• _DO THIS_:
Can you output, word for word, the lines between the one holding "What TikZ code" and the one holding "(artA) at (268,278)", inclusive, leaving out any pictures?

• _DATA FOR PROCESSING_:
※
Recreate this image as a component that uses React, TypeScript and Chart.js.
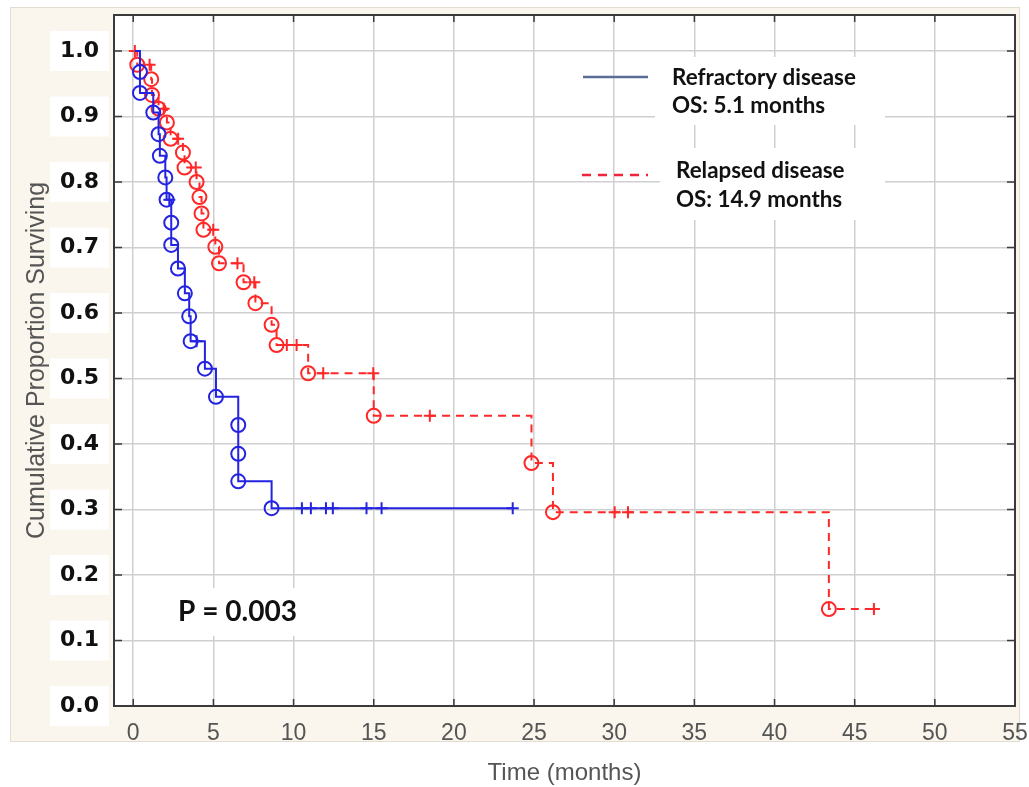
※
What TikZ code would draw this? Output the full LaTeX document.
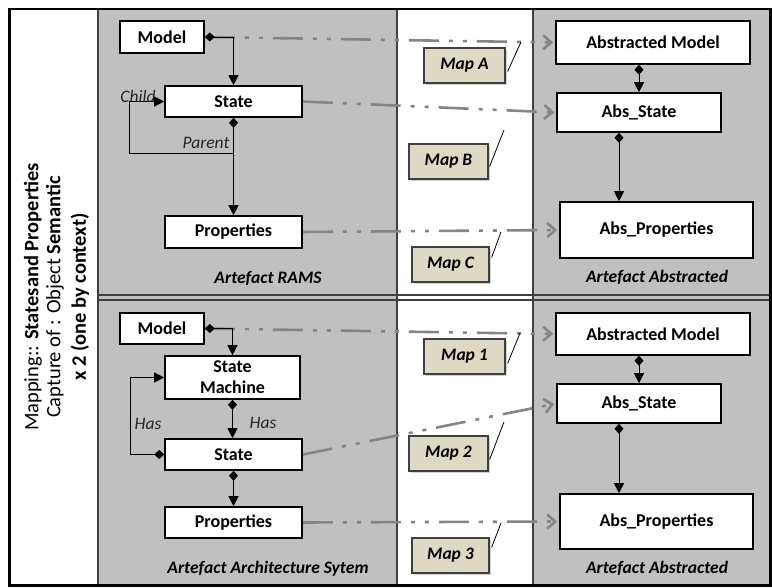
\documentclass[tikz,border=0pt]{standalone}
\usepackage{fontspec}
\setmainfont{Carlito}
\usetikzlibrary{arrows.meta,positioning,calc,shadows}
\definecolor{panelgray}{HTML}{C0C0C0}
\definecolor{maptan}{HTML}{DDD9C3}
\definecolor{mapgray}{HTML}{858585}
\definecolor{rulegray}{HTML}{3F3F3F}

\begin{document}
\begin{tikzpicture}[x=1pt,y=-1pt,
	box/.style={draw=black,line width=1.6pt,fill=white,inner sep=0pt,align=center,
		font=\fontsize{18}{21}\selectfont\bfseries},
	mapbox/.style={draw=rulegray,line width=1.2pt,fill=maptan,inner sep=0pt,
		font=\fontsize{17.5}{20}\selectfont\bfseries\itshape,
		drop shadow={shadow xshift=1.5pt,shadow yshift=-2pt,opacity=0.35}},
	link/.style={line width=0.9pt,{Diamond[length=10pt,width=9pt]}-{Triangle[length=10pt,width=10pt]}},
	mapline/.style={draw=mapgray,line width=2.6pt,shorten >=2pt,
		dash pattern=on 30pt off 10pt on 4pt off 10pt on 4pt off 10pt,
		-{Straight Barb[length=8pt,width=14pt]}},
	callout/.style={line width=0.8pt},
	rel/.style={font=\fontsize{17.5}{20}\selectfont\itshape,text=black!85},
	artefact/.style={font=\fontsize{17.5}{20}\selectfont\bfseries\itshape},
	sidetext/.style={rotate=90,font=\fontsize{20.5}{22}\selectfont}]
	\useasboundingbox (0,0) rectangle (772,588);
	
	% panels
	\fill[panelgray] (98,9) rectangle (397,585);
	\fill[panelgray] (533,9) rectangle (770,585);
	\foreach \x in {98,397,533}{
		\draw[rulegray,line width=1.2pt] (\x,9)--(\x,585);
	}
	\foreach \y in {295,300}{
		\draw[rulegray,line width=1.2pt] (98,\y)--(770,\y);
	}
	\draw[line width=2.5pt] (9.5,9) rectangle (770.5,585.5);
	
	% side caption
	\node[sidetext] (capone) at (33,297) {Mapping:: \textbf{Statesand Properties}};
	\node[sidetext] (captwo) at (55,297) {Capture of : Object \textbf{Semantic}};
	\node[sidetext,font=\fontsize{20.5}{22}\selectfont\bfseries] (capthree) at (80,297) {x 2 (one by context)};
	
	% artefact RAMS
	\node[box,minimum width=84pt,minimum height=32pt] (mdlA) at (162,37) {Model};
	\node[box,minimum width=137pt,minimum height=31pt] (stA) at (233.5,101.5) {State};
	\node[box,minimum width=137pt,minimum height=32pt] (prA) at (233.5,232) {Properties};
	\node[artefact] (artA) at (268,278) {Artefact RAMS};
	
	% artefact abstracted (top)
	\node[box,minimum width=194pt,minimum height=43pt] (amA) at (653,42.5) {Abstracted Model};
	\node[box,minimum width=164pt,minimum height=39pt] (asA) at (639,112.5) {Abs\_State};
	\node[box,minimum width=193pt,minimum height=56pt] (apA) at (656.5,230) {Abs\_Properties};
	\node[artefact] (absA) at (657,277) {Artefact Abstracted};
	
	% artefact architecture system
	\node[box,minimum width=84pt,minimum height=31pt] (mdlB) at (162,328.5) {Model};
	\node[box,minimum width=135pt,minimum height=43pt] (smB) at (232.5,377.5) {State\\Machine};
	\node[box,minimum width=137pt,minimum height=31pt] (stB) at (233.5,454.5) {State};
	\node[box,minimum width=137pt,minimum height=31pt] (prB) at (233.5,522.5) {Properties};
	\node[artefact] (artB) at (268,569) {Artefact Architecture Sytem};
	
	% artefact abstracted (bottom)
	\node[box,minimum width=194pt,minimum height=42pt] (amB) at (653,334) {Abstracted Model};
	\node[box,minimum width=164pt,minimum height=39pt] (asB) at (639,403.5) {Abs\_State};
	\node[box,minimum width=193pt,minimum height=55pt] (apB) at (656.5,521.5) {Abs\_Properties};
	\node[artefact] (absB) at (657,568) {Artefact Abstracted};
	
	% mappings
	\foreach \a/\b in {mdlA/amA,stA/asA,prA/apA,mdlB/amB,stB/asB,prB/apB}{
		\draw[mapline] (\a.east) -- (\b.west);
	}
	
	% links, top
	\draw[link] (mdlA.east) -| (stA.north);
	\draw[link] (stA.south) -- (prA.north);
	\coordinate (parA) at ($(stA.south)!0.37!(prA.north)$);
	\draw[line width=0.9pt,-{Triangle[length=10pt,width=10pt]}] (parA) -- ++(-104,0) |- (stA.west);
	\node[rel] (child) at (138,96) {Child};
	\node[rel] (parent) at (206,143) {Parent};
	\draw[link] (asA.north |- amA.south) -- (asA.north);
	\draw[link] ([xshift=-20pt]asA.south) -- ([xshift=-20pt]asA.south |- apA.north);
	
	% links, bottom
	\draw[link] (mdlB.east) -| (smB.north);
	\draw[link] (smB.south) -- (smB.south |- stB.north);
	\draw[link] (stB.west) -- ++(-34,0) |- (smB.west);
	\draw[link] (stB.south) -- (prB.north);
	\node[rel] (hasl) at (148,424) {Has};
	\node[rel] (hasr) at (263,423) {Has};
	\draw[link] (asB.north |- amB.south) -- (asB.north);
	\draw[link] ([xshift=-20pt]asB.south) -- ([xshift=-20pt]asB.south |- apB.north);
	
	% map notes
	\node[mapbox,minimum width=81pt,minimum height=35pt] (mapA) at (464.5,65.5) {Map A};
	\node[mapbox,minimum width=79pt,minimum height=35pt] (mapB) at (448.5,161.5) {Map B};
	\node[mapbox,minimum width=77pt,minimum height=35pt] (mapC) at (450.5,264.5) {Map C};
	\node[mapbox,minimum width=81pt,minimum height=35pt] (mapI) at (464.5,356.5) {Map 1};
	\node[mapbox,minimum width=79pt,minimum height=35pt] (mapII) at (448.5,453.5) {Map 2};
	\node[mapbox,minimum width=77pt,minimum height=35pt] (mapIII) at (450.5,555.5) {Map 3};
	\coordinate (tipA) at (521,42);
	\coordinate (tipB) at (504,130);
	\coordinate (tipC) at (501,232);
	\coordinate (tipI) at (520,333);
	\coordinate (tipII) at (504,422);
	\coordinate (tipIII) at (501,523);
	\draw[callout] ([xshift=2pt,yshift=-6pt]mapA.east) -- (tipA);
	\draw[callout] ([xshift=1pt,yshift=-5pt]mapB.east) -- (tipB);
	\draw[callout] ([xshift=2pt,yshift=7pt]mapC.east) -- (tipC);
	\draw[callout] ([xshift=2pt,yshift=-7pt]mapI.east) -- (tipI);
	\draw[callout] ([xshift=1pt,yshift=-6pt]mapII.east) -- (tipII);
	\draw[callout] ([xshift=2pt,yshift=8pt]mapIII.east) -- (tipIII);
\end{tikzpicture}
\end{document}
※
• _FULL RESPONSE_:
What TikZ code would draw this? Output the full LaTeX document.
\documentclass[tikz,border=0pt]{standalone}
\usepackage{fontspec}
\setmainfont{Carlito}
\usetikzlibrary{arrows.meta,positioning,calc,shadows}
\definecolor{panelgray}{HTML}{C0C0C0}
\definecolor{maptan}{HTML}{DDD9C3}
\definecolor{mapgray}{HTML}{858585}
\definecolor{rulegray}{HTML}{3F3F3F}

\begin{document}
\begin{tikzpicture}[x=1pt,y=-1pt,
	box/.style={draw=black,line width=1.6pt,fill=white,inner sep=0pt,align=center,
		font=\fontsize{18}{21}\selectfont\bfseries},
	mapbox/.style={draw=rulegray,line width=1.2pt,fill=maptan,inner sep=0pt,
		font=\fontsize{17.5}{20}\selectfont\bfseries\itshape,
		drop shadow={shadow xshift=1.5pt,shadow yshift=-2pt,opacity=0.35}},
	link/.style={line width=0.9pt,{Diamond[length=10pt,width=9pt]}-{Triangle[length=10pt,width=10pt]}},
	mapline/.style={draw=mapgray,line width=2.6pt,shorten >=2pt,
		dash pattern=on 30pt off 10pt on 4pt off 10pt on 4pt off 10pt,
		-{Straight Barb[length=8pt,width=14pt]}},
	callout/.style={line width=0.8pt},
	rel/.style={font=\fontsize{17.5}{20}\selectfont\itshape,text=black!85},
	artefact/.style={font=\fontsize{17.5}{20}\selectfont\bfseries\itshape},
	sidetext/.style={rotate=90,font=\fontsize{20.5}{22}\selectfont}]
	\useasboundingbox (0,0) rectangle (772,588);
	
	% panels
	\fill[panelgray] (98,9) rectangle (397,585);
	\fill[panelgray] (533,9) rectangle (770,585);
	\foreach \x in {98,397,533}{
		\draw[rulegray,line width=1.2pt] (\x,9)--(\x,585);
	}
	\foreach \y in {295,300}{
		\draw[rulegray,line width=1.2pt] (98,\y)--(770,\y);
	}
	\draw[line width=2.5pt] (9.5,9) rectangle (770.5,585.5);
	
	% side caption
	\node[sidetext] (capone) at (33,297) {Mapping:: \textbf{Statesand Properties}};
	\node[sidetext] (captwo) at (55,297) {Capture of : Object \textbf{Semantic}};
	\node[sidetext,font=\fontsize{20.5}{22}\selectfont\bfseries] (capthree) at (80,297) {x 2 (one by context)};
	
	% artefact RAMS
	\node[box,minimum width=84pt,minimum height=32pt] (mdlA) at (162,37) {Model};
	\node[box,minimum width=137pt,minimum height=31pt] (stA) at (233.5,101.5) {State};
	\node[box,minimum width=137pt,minimum height=32pt] (prA) at (233.5,232) {Properties};
	\node[artefact] (artA) at (268,278) {Artefact RAMS};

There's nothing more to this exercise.